Stated exercise
Find and copy each line of the records where the string "code" shows up.

Source records
#####
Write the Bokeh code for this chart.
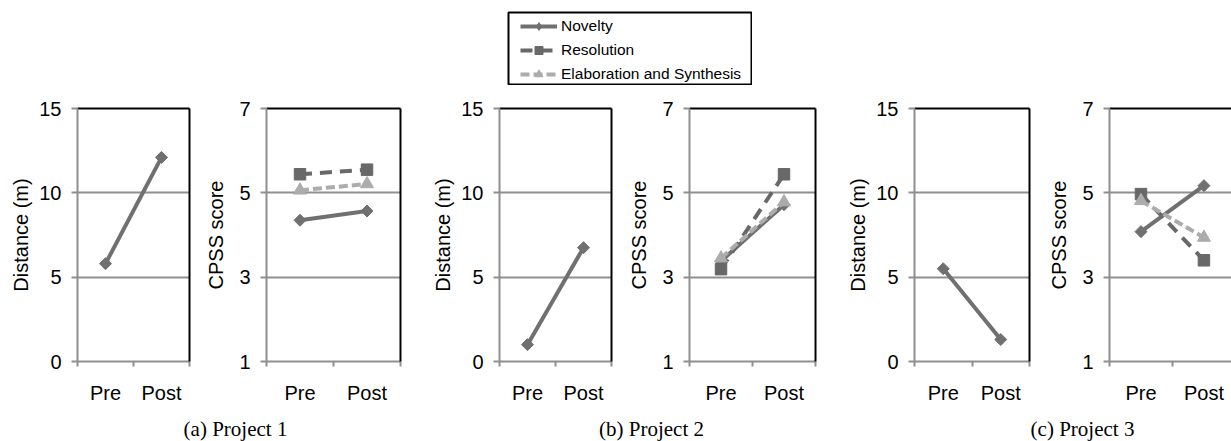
#####
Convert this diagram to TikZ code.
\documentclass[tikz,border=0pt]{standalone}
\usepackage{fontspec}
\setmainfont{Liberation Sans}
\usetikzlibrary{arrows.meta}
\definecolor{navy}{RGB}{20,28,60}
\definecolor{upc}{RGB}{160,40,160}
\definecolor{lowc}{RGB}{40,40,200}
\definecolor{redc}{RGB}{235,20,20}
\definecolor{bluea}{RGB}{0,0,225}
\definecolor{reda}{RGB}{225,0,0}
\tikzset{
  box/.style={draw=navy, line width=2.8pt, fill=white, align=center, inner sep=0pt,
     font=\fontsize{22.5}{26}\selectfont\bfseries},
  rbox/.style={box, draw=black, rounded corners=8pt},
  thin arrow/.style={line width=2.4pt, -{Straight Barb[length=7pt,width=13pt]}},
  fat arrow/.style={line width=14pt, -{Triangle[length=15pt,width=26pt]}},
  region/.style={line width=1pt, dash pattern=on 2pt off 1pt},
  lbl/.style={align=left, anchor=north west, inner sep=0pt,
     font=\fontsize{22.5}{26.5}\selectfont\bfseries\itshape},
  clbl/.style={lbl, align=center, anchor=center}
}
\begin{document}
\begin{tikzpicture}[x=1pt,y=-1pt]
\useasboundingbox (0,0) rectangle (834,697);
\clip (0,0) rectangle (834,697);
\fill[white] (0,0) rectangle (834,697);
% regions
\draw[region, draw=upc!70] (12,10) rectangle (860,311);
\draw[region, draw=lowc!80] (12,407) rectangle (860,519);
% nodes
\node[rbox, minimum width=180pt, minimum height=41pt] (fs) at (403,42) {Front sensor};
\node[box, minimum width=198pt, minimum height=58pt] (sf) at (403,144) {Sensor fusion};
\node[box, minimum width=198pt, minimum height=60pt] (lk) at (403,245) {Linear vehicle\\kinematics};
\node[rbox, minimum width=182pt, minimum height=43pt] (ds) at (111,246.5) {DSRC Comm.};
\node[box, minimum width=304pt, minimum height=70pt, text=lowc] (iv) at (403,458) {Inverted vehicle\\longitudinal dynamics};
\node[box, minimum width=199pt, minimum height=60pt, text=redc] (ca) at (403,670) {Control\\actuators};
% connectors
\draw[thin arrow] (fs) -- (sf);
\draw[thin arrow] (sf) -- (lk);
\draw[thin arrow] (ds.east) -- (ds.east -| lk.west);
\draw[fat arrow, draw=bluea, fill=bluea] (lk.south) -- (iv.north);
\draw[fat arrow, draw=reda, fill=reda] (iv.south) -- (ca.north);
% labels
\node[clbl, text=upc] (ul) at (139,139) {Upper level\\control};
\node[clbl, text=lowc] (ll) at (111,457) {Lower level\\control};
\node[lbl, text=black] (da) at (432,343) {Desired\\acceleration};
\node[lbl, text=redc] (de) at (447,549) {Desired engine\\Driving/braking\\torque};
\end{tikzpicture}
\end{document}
#####
The output
Write the Bokeh code for this chart.
Convert this diagram to TikZ code.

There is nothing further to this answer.